Some 76% of senior executives responding to a recently-published survey* carried out by the Boston Consulting Group consider that innovation and product development are among the three top priorities at their companies. In fact the innovation indicator has never been so high by close to a quarter of the 1,500 senior company executives polled. “This year we also found that companies are planning to put their money where their priorities are,” write the BCG experts. More than two thirds of respondents reported that they were planning to increase their investment in innovation during the year. This represents a considerable increase on 2010. (BCG did not publish a survey on the year 2011.) But there’s clearly considerable geographical variation, with “companies in emerging markets ascribing higher priority to innovation”.
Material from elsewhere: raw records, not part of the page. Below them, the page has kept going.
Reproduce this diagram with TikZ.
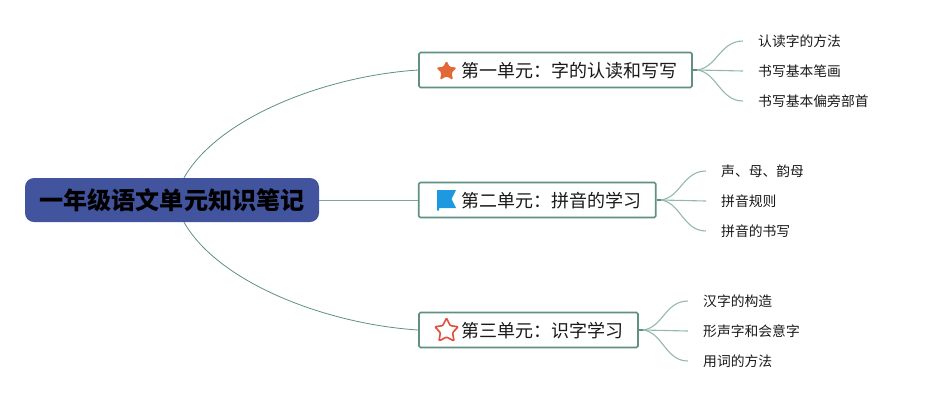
\documentclass[tikz,border=0pt]{standalone}
\usepackage{fontspec}
\setmainfont{Noto Sans CJK SC}
\definecolor{lineg}{HTML}{5F9083}
\definecolor{subg}{HTML}{94B8AC}
\definecolor{rootb}{HTML}{43549F}
\tikzset{
  x=1pt,y=-1pt,
  rootbox/.style={rectangle,rounded corners=9pt,fill=rootb,minimum width=294pt,minimum height=44pt,inner sep=0pt,font=\fontsize{24.1}{26}\selectfont\bfseries,text=black},
  unitbox/.style={rectangle,rounded corners=1.5pt,draw=lineg,line width=1.6pt,fill=white,minimum height=35pt,inner sep=0pt},
  unittext/.style={inner sep=0pt,anchor=west,font=\fontsize{18}{20}\selectfont,text=black!90},
  leaf/.style={inner sep=0pt,anchor=west,font=\fontsize{13.8}{15}\selectfont,text=black!90},
  main/.style={draw=lineg,line width=0.8pt},
  sub/.style={draw=subg,line width=1.1pt},
  stub/.style={draw=lineg,line width=1.6pt},
}
\begin{document}
\begin{tikzpicture}
\useasboundingbox (0,0) rectangle (929,400);
\node[rootbox] (root) at (172,200) {一年级语文单元知识笔记};
\node[unitbox,minimum width=273pt] (u1) at (555.5,70) {};
\node[unitbox,minimum width=237pt] (u2) at (537.2,200) {};
\node[unitbox,minimum width=219pt] (u3) at (528.5,330) {};
\node[unittext] (t1) at (461,70.5) {第一单元：字的认读和写写};
\node[unittext] (t2) at (461,200.5) {第二单元：拼音的学习};
\node[unittext] (t3) at (461,330.5) {第三单元：识字学习};
\node[leaf] (a1) at (758,41) {认读字的方法};
\node[leaf] (a2) at (758,71) {书写基本笔画};
\node[leaf] (a3) at (758,101) {书写基本偏旁部首};
\node[leaf] (b1) at (721,171) {声、母、韵母};
\node[leaf] (b2) at (721,201) {拼音规则};
\node[leaf] (b3) at (721,231) {拼音的书写};
\node[leaf] (c1) at (703,301) {汉字的构造};
\node[leaf] (c2) at (703,331) {形声字和会意字};
\node[leaf] (c3) at (703,361) {用词的方法};
% root links
\draw[main] ([xshift=12pt]root.north) .. controls +(34,-60) and (325,76) .. (u1.west);
\draw[main,draw=lineg!80] (root.east) -- (u2.west);
\draw[main] ([xshift=12pt]root.south) .. controls +(34,60) and (325,324) .. (u3.west);
% leaf links
\foreach \u/\k in {u1/a,u2/b,u3/c}{
  \draw[sub] ([xshift=4pt]\u.east) .. controls +(20,-2) and ([xshift=-38pt]\k1.west) .. ([xshift=-15pt]\k1.west);
  \draw[sub] ([xshift=4pt]\u.east) -- ([xshift=-15pt]\k2.west);
  \draw[sub] ([xshift=4pt]\u.east) .. controls +(20,2) and ([xshift=-38pt]\k3.west) .. ([xshift=-15pt]\k3.west);
  \draw[stub] (\u.east) -- ([xshift=4pt]\u.east);
}
% icons
\fill[rounded corners=1.5pt,fill={rgb,255:red,226;green,104;blue,56}]
  (446.5,60.5) -- (449.5,66.8) -- (456.8,67.6) -- (451.6,72.6) -- (453,80) -- (446.5,76.3) -- (440,80) -- (441.4,72.6) -- (436.2,67.6) -- (443.5,66.8) -- cycle;
\fill[fill={rgb,255:red,30;green,152;blue,222}] (437,190) -- (456,190) -- (451.5,199) -- (456,208) -- (439,208) -- (439,210.5) -- (437,210.5) -- cycle;
\draw[draw={rgb,255:red,226;green,78;blue,62},fill=white,line width=1.6pt,line join=round,rounded corners=1pt]
  (446.5,318) -- (450.2,325.6) -- (458.2,326.8) -- (452.6,332.6) -- (454,341) -- (446.5,337) -- (439,341) -- (440.4,332.6) -- (434.8,326.8) -- (442.8,325.6) -- cycle;
\end{tikzpicture}
\end{document}
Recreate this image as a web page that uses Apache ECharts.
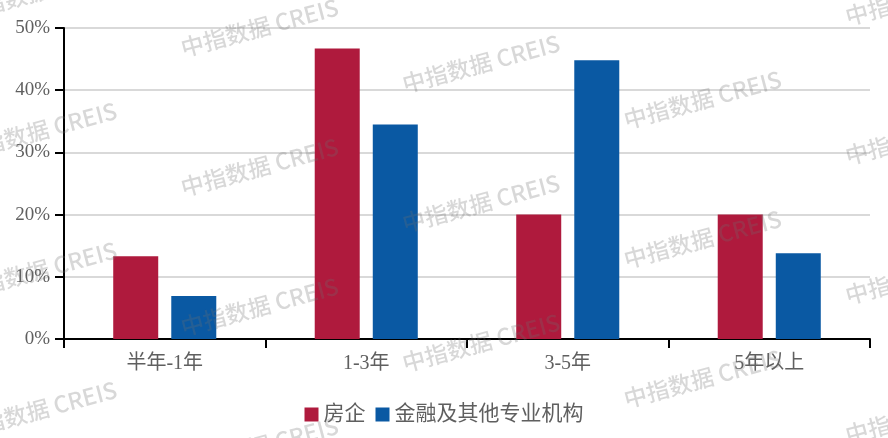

India and South America out in front
In India and South America close to 90% of respondents put innovation among their top three priorities. This was also true for China during the years to 2010, but in 2012 the percentage fell to “only” 80%. In Europe the percentage also worked out at 80%, but the surprising figure was that of the United States, where the senior executives responding to the survey were rather cautious, barely two thirds ranking innovation in their top three priorities. By contrast US firms shine in the final ranking of 2012’s most innovative companies, with Apple, Google, Microsoft and Facebook all among the top five and only the South Korean firm Samsung managing to muscle in on the US domination. While the top rankings remain the preserve of high-tech companies, BCG points out that “the importance of innovation has increased for most industries in recent years”.
Innovation across all industries
The automobile, financial services, energy, industrial products, and media and entertainment industries are the ones where innovation has grown most markedly in importance in recent years, but the global financial crisis has had a significant impact on plans to increase investment. Based on BCG’s experience with clients and additional research outside the survey, the firm offers some advice to company decision-makers who need to continue innovating on a restricted budget. For example, they suggest “getting the customer involved early” in innovation processes, the thinking here being that if a new idea is not going to work out well, it’s better to “fail fast and fail cheap”. Another piece of advice is to “think strategically about tradeoffs”, making explicit decisions about how to deploy innovation investments across businesses, markets, regions, and other dimensions. As a basis for this advice, BCG points out that its list of top-50 innovators features an increasing number of companies which operate across multiple industries. As regards innovation in the future, BCG underlines that: "Best practice companies do not make these decisions in reference to last year’s budget, but rather on the basis of the size of the future opportunities”.
*The Most Innovative Companies 2012: the State of the Art in Leading Industries; Boston Consulting Group, January 2013; a survey among 1,500 senior executives representing a wide variety of industries worldwide.